How to choose the best cooling fans for mining rigs

Start with the room or enclosure, not the catalog. Measure the mining load in kilowatts, define your acceptable temperature rise, and map how air enters and exits the space. Then look at the resistance created by louvers, filters, and duct paths. That process usually narrows the fan type quickly.

Next, compare fan curves, motor ratings, voltage requirements, and control options. If the application runs around the clock, continuous-duty construction should be non-negotiable. If the environment is dirty, choose components that can handle it. If the layout may change, build in some control flexibility rather than sizing everything to one locked operating point.

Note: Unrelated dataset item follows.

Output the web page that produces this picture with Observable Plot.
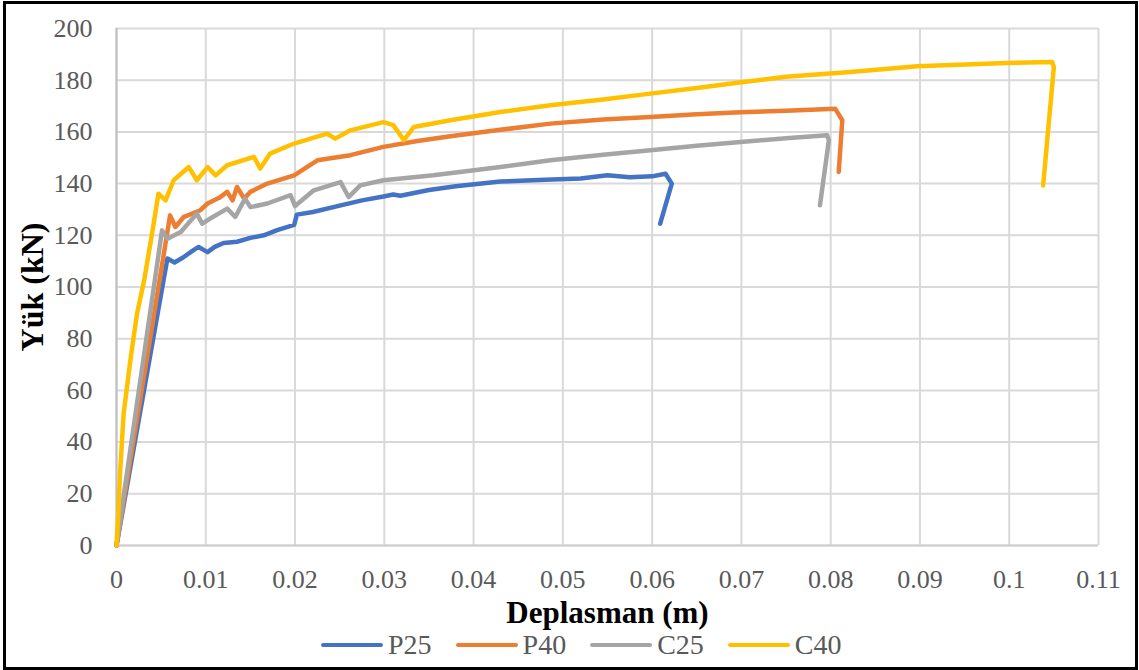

For larger or more technical mining projects, this is where engineering support makes the difference. A properly matched ventilation design can prevent expensive overbuying on one side and damaging underperformance on the other. That is why operators working with specialized ventilation suppliers, including firms like Factory Fans Direct, often get better long-term results than buyers selecting fans by diameter and price alone.

The right fan for a mining rig is the one that keeps air moving where the heat is, holds performance under real static pressure, and does it reliably every hour the equipment is online. If you build around that standard, you will make a better decision than any generic top-10 list can offer.